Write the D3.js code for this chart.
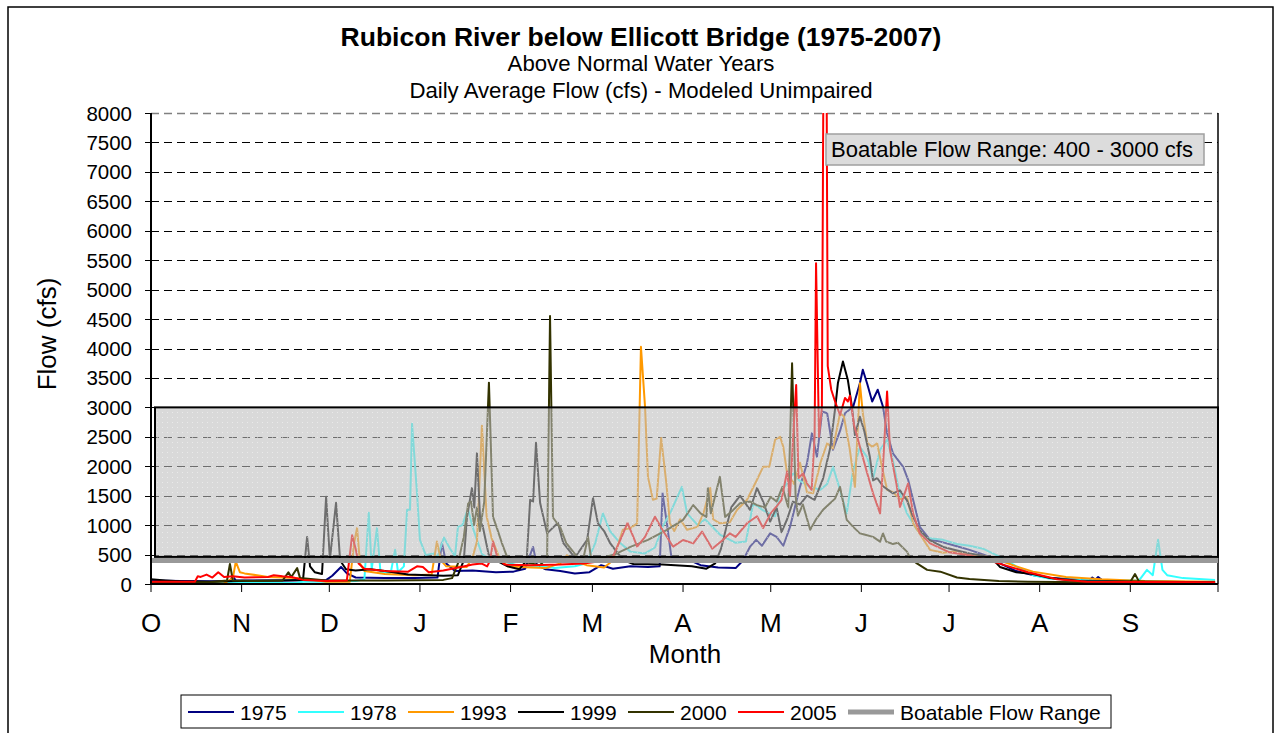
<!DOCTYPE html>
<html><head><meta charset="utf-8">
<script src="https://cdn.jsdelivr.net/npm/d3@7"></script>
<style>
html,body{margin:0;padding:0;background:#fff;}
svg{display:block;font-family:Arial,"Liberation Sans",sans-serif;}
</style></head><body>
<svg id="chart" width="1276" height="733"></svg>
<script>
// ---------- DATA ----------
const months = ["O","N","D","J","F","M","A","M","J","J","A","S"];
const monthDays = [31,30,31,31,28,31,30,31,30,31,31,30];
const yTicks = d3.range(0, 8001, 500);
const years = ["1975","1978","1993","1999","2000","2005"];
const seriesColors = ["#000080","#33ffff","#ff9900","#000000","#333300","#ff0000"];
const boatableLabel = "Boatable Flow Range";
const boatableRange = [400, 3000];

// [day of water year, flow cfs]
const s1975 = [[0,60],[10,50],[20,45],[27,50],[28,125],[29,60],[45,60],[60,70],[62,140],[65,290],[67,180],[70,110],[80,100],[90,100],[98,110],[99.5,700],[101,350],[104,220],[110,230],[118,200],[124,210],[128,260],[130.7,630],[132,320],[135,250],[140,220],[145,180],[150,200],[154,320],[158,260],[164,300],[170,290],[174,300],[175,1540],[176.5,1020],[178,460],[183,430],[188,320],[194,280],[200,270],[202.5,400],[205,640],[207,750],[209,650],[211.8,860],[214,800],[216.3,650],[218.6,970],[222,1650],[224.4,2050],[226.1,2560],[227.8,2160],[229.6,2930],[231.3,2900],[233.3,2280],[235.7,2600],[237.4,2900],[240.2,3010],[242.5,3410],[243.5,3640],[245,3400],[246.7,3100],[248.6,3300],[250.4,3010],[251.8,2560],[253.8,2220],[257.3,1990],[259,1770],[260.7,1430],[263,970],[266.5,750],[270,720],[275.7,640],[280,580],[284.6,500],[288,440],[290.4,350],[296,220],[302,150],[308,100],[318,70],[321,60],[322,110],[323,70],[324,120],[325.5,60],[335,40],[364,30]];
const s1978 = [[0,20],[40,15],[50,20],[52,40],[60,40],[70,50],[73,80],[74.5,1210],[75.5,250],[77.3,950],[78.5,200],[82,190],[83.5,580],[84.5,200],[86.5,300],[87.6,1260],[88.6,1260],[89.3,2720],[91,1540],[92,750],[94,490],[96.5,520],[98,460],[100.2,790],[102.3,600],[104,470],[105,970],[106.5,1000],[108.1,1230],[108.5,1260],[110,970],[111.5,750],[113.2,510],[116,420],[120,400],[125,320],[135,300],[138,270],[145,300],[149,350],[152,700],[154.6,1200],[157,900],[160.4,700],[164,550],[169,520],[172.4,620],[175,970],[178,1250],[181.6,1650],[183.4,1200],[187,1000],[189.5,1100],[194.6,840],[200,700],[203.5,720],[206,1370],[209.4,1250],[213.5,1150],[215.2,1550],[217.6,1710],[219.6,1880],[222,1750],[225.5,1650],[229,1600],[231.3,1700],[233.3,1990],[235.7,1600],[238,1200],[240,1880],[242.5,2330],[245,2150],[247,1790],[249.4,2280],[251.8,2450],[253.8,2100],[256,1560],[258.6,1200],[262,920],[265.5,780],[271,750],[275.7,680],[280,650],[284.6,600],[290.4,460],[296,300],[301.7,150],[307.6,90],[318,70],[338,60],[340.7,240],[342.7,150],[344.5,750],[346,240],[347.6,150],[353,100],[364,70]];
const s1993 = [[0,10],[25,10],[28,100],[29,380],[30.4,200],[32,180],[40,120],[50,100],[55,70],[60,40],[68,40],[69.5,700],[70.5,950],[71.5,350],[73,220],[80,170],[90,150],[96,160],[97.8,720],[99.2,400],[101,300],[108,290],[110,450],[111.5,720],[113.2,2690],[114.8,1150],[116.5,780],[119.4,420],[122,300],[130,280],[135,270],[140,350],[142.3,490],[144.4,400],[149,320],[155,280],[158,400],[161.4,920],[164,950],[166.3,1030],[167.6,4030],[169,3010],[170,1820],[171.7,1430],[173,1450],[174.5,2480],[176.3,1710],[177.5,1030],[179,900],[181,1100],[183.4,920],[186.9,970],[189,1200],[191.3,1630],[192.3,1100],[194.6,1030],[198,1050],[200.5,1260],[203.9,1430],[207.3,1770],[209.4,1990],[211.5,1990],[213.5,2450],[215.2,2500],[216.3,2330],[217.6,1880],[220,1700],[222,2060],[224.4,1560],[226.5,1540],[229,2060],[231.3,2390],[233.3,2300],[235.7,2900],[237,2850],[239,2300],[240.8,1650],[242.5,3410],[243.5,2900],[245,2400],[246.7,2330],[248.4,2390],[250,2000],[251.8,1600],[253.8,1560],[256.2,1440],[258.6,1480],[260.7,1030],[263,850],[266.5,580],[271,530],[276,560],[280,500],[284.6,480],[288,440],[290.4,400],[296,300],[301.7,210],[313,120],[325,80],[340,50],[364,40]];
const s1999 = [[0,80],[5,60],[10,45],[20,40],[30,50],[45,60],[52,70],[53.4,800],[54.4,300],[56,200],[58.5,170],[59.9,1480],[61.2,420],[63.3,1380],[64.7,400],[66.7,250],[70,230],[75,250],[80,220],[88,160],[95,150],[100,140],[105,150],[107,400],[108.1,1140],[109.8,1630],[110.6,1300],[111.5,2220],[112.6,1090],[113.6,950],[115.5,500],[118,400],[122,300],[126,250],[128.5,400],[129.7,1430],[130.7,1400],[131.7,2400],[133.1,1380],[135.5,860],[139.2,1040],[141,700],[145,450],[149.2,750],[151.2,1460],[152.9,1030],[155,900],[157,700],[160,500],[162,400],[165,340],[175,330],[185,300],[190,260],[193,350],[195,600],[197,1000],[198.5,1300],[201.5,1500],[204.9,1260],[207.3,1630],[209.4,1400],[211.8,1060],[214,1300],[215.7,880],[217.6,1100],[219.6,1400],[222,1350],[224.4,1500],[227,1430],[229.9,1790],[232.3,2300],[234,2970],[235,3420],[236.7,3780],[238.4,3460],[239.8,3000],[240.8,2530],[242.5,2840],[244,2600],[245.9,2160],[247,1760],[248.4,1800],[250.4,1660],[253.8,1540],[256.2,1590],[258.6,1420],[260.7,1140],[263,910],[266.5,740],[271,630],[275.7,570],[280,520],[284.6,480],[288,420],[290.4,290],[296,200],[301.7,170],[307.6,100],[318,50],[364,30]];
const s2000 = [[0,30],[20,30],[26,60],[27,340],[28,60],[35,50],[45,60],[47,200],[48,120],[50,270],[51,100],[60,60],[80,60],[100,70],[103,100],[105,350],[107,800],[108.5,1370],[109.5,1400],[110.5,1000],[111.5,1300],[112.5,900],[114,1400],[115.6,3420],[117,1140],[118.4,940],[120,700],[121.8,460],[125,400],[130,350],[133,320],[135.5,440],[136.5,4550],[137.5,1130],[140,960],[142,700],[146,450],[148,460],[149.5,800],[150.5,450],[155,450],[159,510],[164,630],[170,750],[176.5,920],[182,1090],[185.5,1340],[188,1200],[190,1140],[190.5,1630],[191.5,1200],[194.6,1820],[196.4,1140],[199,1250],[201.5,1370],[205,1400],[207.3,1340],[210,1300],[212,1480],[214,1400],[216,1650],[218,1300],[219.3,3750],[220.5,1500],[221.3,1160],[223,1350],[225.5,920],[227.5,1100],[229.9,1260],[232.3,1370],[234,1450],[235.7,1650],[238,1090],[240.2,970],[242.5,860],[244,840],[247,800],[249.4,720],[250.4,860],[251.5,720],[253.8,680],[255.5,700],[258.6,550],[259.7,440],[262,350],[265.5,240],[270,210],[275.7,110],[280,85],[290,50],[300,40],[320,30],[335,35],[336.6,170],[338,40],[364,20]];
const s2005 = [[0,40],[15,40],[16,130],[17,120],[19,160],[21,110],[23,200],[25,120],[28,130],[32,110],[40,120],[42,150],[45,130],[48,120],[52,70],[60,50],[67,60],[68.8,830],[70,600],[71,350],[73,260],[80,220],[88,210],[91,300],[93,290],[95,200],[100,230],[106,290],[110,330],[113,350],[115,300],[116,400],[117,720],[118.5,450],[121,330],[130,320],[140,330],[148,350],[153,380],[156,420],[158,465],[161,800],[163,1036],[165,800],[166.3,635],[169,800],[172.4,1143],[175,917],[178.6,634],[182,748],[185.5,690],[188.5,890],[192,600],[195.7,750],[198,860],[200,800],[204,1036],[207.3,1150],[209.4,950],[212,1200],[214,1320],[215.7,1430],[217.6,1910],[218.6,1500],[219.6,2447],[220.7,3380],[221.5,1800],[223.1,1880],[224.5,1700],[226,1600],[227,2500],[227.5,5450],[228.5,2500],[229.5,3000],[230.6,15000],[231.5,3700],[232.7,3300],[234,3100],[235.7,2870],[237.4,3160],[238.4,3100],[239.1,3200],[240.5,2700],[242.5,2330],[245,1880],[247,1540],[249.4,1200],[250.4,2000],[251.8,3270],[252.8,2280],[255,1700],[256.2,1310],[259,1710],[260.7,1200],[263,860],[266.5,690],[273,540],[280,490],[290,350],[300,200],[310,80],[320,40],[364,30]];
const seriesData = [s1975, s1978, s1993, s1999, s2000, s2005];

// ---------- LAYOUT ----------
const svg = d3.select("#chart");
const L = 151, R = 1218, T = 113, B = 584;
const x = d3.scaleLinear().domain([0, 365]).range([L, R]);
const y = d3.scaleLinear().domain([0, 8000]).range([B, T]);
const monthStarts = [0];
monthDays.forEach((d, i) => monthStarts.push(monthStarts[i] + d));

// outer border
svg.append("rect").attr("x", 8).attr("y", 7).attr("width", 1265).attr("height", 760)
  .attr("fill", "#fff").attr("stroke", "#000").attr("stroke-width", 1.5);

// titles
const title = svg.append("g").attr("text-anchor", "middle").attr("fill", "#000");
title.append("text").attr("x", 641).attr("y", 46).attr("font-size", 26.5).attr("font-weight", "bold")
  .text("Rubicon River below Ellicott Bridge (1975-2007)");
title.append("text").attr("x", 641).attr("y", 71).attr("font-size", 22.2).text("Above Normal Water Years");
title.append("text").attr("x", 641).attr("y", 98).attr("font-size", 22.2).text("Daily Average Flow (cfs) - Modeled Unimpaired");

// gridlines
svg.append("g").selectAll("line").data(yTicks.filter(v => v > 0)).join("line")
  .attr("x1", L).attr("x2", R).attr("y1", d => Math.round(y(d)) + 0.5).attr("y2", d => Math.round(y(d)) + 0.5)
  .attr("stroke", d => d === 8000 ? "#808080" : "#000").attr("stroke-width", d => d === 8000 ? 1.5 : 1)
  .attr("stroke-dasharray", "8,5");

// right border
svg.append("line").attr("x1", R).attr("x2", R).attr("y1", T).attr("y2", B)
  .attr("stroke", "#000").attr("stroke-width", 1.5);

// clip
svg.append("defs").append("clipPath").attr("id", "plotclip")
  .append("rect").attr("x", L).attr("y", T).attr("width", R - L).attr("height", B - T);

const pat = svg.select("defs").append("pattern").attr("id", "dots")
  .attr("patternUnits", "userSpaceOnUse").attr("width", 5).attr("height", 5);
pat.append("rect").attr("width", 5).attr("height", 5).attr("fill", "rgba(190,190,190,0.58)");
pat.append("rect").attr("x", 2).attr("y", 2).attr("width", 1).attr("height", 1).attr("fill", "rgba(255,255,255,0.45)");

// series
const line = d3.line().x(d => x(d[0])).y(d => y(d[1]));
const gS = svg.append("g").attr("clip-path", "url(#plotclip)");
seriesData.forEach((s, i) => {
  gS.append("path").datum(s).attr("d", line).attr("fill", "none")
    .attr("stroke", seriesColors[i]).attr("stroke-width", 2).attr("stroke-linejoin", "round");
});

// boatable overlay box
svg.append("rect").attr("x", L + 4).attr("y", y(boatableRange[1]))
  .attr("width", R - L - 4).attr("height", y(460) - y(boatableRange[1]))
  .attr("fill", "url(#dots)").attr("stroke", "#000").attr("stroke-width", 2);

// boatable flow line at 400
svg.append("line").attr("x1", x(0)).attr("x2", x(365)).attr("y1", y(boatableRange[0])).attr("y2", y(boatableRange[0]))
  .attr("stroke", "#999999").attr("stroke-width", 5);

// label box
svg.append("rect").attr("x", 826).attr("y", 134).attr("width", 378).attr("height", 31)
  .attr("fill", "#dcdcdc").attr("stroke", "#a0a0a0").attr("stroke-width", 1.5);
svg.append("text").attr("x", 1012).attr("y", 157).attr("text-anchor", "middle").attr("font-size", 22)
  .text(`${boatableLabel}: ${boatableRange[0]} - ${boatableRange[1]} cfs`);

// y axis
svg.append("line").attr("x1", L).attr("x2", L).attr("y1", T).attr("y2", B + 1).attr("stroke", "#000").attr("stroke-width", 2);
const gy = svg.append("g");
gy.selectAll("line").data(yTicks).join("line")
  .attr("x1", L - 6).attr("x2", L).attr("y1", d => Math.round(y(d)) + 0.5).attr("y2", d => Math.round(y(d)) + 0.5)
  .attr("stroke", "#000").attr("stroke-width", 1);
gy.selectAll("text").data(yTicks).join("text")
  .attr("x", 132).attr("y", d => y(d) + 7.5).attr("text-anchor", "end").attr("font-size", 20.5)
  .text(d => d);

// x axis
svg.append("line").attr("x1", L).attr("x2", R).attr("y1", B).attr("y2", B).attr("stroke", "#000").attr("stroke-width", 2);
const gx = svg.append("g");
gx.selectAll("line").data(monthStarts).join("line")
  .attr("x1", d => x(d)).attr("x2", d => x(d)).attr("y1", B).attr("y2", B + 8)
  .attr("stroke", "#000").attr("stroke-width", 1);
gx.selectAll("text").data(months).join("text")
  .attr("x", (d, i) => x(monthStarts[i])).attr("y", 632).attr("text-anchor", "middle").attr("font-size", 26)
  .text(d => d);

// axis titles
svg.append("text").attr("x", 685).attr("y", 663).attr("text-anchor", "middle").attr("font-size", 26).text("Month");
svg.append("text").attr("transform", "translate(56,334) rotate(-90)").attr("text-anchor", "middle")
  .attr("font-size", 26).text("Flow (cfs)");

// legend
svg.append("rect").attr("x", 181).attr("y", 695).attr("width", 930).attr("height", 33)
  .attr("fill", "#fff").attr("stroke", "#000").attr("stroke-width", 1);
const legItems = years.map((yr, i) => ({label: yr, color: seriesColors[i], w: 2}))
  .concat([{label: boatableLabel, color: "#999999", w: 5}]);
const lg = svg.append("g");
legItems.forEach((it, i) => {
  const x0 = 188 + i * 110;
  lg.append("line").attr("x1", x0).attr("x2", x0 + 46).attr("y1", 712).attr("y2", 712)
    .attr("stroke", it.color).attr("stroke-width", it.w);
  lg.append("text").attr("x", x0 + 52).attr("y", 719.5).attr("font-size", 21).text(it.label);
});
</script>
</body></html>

(Given exercise)
Leave out the pictures and repeat exactly the lines from the start of the material through the line that contains "const boatableRange = [400, 3000];", both included.

(Written solution)
Write the D3.js code for this chart.
<!DOCTYPE html>
<html><head><meta charset="utf-8">
<script src="https://cdn.jsdelivr.net/npm/d3@7"></script>
<style>
html,body{margin:0;padding:0;background:#fff;}
svg{display:block;font-family:Arial,"Liberation Sans",sans-serif;}
</style></head><body>
<svg id="chart" width="1276" height="733"></svg>
<script>
// ---------- DATA ----------
const months = ["O","N","D","J","F","M","A","M","J","J","A","S"];
const monthDays = [31,30,31,31,28,31,30,31,30,31,31,30];
const yTicks = d3.range(0, 8001, 500);
const years = ["1975","1978","1993","1999","2000","2005"];
const seriesColors = ["#000080","#33ffff","#ff9900","#000000","#333300","#ff0000"];
const boatableLabel = "Boatable Flow Range";
const boatableRange = [400, 3000];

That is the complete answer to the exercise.